Pero debido a su peculiar gestación, el Plan López nace lastrado por un nombre inapropiado y un ideario insólito para un partido socialista (si bien es cierto que las ideas cada vez importan menos): en realidad es el Plan Guevara, de orientación netamente foralista radical o, si lo prefieren, nacionalista moderada. El que todos preferirían que defendiera el PNV, pero que suena a impostura en otras bocas. La consecuencia de esta impropiedad es que el Plan Ibarretxe, genuino tanto en autoría como en sentido, conserva e incrementa sus ventajas originales. La dirección socialista ha maniobrado de tal modo que ha compensado el mayor fracaso de Ibarretxe, a saber, que no haya ganado ninguna adhesión nueva para su Plan desde que fuera presentado. Salvo, ahí es nada, la abstención de Batasuna en la ponencia que lo votó ayer, transmitiendo un «vía libre» de ETA. Al preferir un pacto «transversal» a otro «frentista», es decir, al elegir gobernar con el PNV antes que con el PP -lo anunciaba ayer Jesús Eguiguren en ABC y lleva tiempo haciéndolo (mal) Odón Elorza-, las críticas socialistas al soberanismo se transforman en una clara invitación a negociar el proyecto lunático de Ibarretxe.
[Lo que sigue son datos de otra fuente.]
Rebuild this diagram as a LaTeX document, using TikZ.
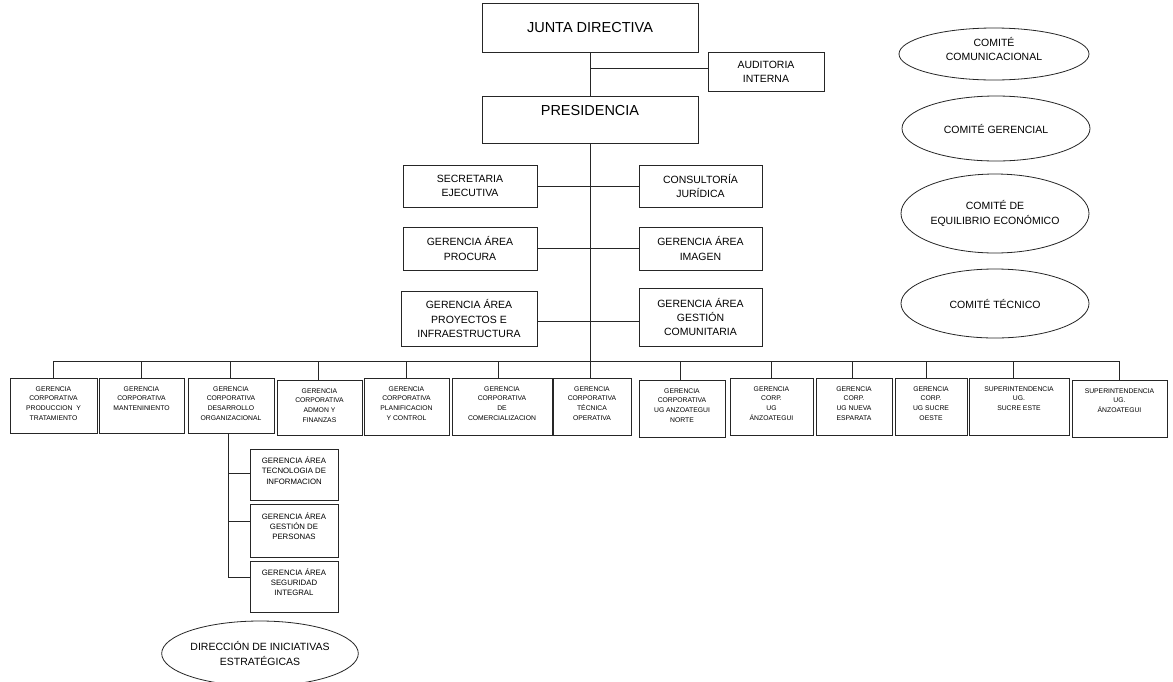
\documentclass[tikz,border=0pt]{standalone}
\usepackage{fontspec}
\setmainfont{Liberation Sans}
\usetikzlibrary{shapes.geometric}
\begin{document}
\begin{tikzpicture}[x=1pt,y=-1pt,
  box/.style={draw=black!85, line width=0.9pt, rectangle, inner sep=0pt, align=center},
  oval/.style={draw=black!85, line width=0.8pt, ellipse, inner sep=0pt, align=center},
  conn/.style={draw=black!85, line width=0.8pt},
  bigtxt/.style={font=\fontsize{14.5}{17}\selectfont},
  midtxt/.style={font=\fontsize{10.5}{14.3}\selectfont},
  subtxt/.style={font=\fontsize{7.8}{10.3}\selectfont, inner sep=0pt, align=center, anchor=north},
  tinytxt/.style={font=\fontsize{6.8}{9.7}\selectfont, inner sep=0pt, align=center, anchor=north}
]
\useasboundingbox (0,0) rectangle (1173,681);
\clip (0,0) rectangle (1173,681);
\fill[white] (0,0) rectangle (1173,681);

% top
\node[box, bigtxt, minimum width=216pt, minimum height=49pt] (junta) at (590,27.5) {JUNTA DIRECTIVA};
\node[box, midtxt, minimum width=116pt, minimum height=39pt] (aud) at (766,71.5) {AUDITORIA\\INTERNA};
\node[box, minimum width=216pt, minimum height=47pt] (pres) at (590,119.5) {};
\node[bigtxt, inner sep=0pt, anchor=north] (prest) at ([yshift=-10pt]pres.north) {PRESIDENCIA};

% middle
\node[box, midtxt, minimum width=134pt, minimum height=42pt] (sec) at (470,186) {SECRETARIA\\EJECUTIVA};
\node[box, midtxt, minimum width=123pt, minimum height=42pt] (cons) at (700.5,186) {CONSULTORÍA\\JURÍDICA};
\node[box, midtxt, minimum width=134pt, minimum height=43pt] (proc) at (470,248.5) {GERENCIA ÁREA\\PROCURA};
\node[box, midtxt, minimum width=123pt, minimum height=43pt] (img) at (700.5,248.5) {GERENCIA ÁREA\\IMAGEN};
\node[box, midtxt, minimum width=136pt, minimum height=55pt] (proy) at (469,318.5) {GERENCIA ÁREA\\PROYECTOS E\\INFRAESTRUCTURA};
\node[box, midtxt, minimum width=123pt, minimum height=58pt] (gest) at (700.5,317) {GERENCIA ÁREA\\GESTIÓN\\COMUNITARIA};

% committees
\node[oval, minimum width=190pt, minimum height=52pt] (c1) at (994,54) {};
\node[midtxt, align=center, inner sep=0pt] (c1t) at ([yshift=5pt]c1.center) {COMITÉ\\COMUNICACIONAL};
\node[oval, midtxt, minimum width=188pt, minimum height=65pt] (c2) at (996,128.5) {COMITÉ GERENCIAL};
\node[oval, midtxt, minimum width=188pt, minimum height=79pt] (c3) at (995,213.5) {COMITÉ DE\\EQUILIBRIO ECONÓMICO};
\node[oval, midtxt, minimum width=188pt, minimum height=69pt] (c4) at (995,303.5) {COMITÉ TÉCNICO};
\node[oval, midtxt, minimum width=194pt, minimum height=65pt] (dir) at (260,653.5) {DIRECCIÓN DE INICIATIVAS\\ESTRATÉGICAS};

% bottom row boxes
\foreach \n/\cx/\w/\cy/\h in {b1/53.5/87/405.5/55, b2/141.5/85/405.5/55, b3/231/86/405.5/55,
  b4/319.5/85/407.5/55, b5/406.5/85/406.5/57, b6/502/100/406.5/57, b7/592/78/406.5/57,
  b8/682/86/408.5/57, b9/771.5/83/406.5/57, b10/854/76/406.5/57, b11/931/72/406.5/57,
  b12/1019/100/406.5/57, b13/1119.5/95/408.5/57}
  \node[box, minimum width=\w pt, minimum height=\h pt] (\n) at (\cx,\cy) {};

\node[tinytxt] (b1t) at ([yshift=-8.5pt]b1.north) {GERENCIA\\CORPORATIVA\\PRODUCCION \ Y\\TRATAMIENTO};
\node[tinytxt] (b2t) at ([yshift=-8.5pt]b2.north) {GERENCIA\\CORPORATIVA\\MANTENINIENTO};
\node[tinytxt] (b3t) at ([yshift=-8.5pt]b3.north) {GERENCIA\\CORPORATIVA\\DESARROLLO\\ORGANIZACIONAL};
\node[tinytxt] (b4t) at ([yshift=-8.5pt]b4.north) {GERENCIA\\CORPORATIVA\\ADMON Y\\FINANZAS};
\node[tinytxt] (b5t) at ([yshift=-8.5pt]b5.north) {GERENCIA\\CORPORATIVA\\PLANIFICACION\\Y CONTROL};
\node[tinytxt] (b6t) at ([yshift=-8.5pt]b6.north) {GERENCIA\\CORPORATIVA\\DE\\COMERCIALIZACION};
\node[tinytxt] (b7t) at ([yshift=-8.5pt]b7.north) {GERENCIA\\CORPORATIVA\\TÉCNICA\\OPERATIVA};
\node[tinytxt] (b8t) at ([yshift=-8.5pt]b8.north) {GERENCIA\\CORPORATIVA\\UG ANZOATEGUI\\NORTE};
\node[tinytxt] (b9t) at ([yshift=-8.5pt]b9.north) {GERENCIA\\CORP.\\UG\\ÁNZOATEGUI};
\node[tinytxt] (b10t) at ([yshift=-8.5pt]b10.north) {GERENCIA\\CORP.\\UG NUEVA\\ESPARATA};
\node[tinytxt] (b11t) at ([yshift=-8.5pt]b11.north) {GERENCIA\\CORP.\\UG SUCRE\\OESTE};
\node[tinytxt] (b12t) at ([yshift=-8.5pt]b12.north) {SUPERINTENDENCIA\\UG.\\SUCRE ESTE};
\node[tinytxt] (b13t) at ([yshift=-8.5pt]b13.north) {SUPERINTENDENCIA\\UG.\\ÁNZOATEGUI};

% sub boxes
\node[box, minimum width=88pt, minimum height=51pt] (tec) at (294,474.5) {};
\node[box, minimum width=88pt, minimum height=53pt] (gp) at (294,530.5) {};
\node[box, minimum width=88pt, minimum height=51pt] (seg) at (294,586.5) {};
\node[subtxt] (tect) at ([yshift=-8pt]tec.north) {GERENCIA ÁREA\\TECNOLOGIA DE\\INFORMACION};
\node[subtxt] (gpt) at ([yshift=-8.5pt]gp.north) {GERENCIA ÁREA\\GESTIÓN DE\\PERSONAS};
\node[subtxt] (segt) at ([yshift=-7.5pt]seg.north) {GERENCIA ÁREA\\SEGURIDAD\\INTEGRAL};

% connectors
\coordinate (ja) at (590,68);
\draw[conn] (junta.south) -- (pres.north);
\draw[conn] (ja) -- (ja -| aud.west);
\draw[conn] (pres.south) -- (pres.south |- b7.north);
\draw[conn] (sec.east) -- (cons.west);
\draw[conn] (proc.east) -- (img.west);
\draw[conn] ([yshift=-3pt]proy.east) -- ([yshift=-3pt]proy.east -| gest.west);

\coordinate (bus) at (590,361);
\draw[conn] (b1.north |- bus) -- (b13.north |- bus);
\foreach \n/\dx in {b1/0,b2/0,b3/-1,b4/-1,b5/0,b6/-4,b8/-2,b9/0,b10/-2,b11/-5,b12/-6,b13/0}
  \draw[conn] ([xshift=\dx pt]\n.north |- bus) -- ([xshift=\dx pt]\n.north);

\coordinate (s0) at ([xshift=-3pt]b3.south);
\coordinate (s1) at (228,473);
\coordinate (s2) at (228,521);
\coordinate (s3) at (228,577);
\draw[conn] (s0) -- (s3) -- (s3 -| seg.west);
\draw[conn] (s1) -- (s1 -| tec.west);
\draw[conn] (s2) -- (s2 -| gp.west);
\end{tikzpicture}
\end{document}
La cuestión era y es si, forzando el aislamiento del PP, iban a conseguir los socialistas una mayor flexibilidad del nacionalismo gobernante. La respuesta ha sido (y era) no, por partida doble. Gracias a la debilidad socialista en el Parlamento Vasco, el Plan Ibarretxe ha salido endurecido de la ponencia. Invitado a negociar por quien se ofrece como socio y enseña sus cartas antes de acabar la partida, Ibarretxe procede a subir la apuesta sin enseñar las suyas. La otra negativa llega desde el comando parlamentario de ETA. La mayoría de los analistas políticos -¡como está la profesión!- daban casi por seguro que ASK votaría contra el Plan Ibarretxe en la ponencia, pero algunas de las razones para abstenerse ya las adelantó Arnaldo Otegi (y las comenté en este periódico) en el acto del Velódromo. Lo esencial es que esa abstención certifica la defunción de un Estatuto de Gernika abandonado al PP, y de paso la alianza PP-PSOE. También es una invitación a Ibarretxe para que dé otro giro de tuerca al Plan, un poco más de lo que el PSOE pueda admitir.
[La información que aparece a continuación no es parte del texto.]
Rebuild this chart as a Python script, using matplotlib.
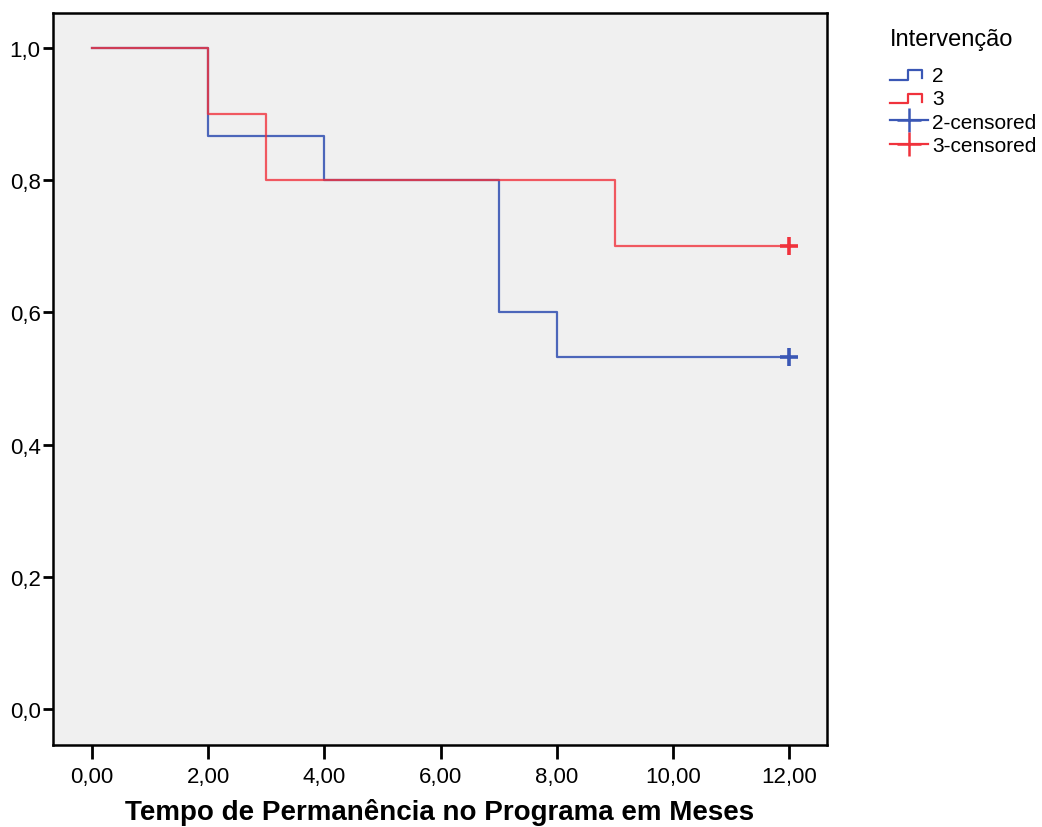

El bloque nacionalista sabía muy bien que la única alternativa creíble a su dominio era conseguir el fin de ETA sin concesiones políticas, fruto de la alianza implícita entre PSOE y PP explicitada en el Pacto por las Libertades. Pero la brutal resaca del 11-M ha destruido el acuerdo, iniciado el vaciado lento del Pacto y, si no lo remediamos, se han puesto las bases para el regreso de ETA. La guevarización del PSE -decidida a espaldas de todos los procedimientos internos, como ha observado Rosa Díez con tanto acierto como impotencia- ha colocado a este partido en el papel de peor postor en la puja nacionalista por más soberanía propia y menos compartida, más identidad comunitaria y menos pluralismo social. Y el PSE no puede superar en esa subasta a los partidos genuinamente nacionalistas, como también se está viendo en Cataluña.

La abstención de ASK significa en potencia muchas cosas; las iremos conociendo a lo largo de los próximos meses. Hay una oferta al PNV y el tripartito para que, a cambio de más radicalidad y menos concesiones, ETA pueda declarar alguna clase de tregua. Así parecería cumplida la promesa de Ibarretxe sobre la aprobación de su Plan en ausencia de violencia. De paso, Batasuna podría conseguir derogar su ilegalización tras mostrar vagamente sus deseos de un pronto arreglo dialogado del conflicto. Y así presentarse a las elecciones, deseada por algunos socialistas para comerle terreno al PNV por ambos lados y conseguir una mayoría a la catalana, con Batasuna en el papel de ERC. Pero el despertar de este sueño ilusorio podría tener la siguiente forma: al día siguiente de las elecciones, ganadas por el frente PNV-EA-IU y la nueva Batasuna (vista la bronca entre constitucionalistas, muchos electores no nacionalistas preferirán quedarse en casa), se anunciaría la formación de un gobierno con Otegi de vicelehendakari y la negociación con ETA como programa de paz. López tendría el consuelo, por lo menos, de acusar a María San Gil de haber errado en sus previsiones: el vicelehendakari será otro. Cosas peores se han visto, quizás nada comparadas con las que podemos llegar a ver.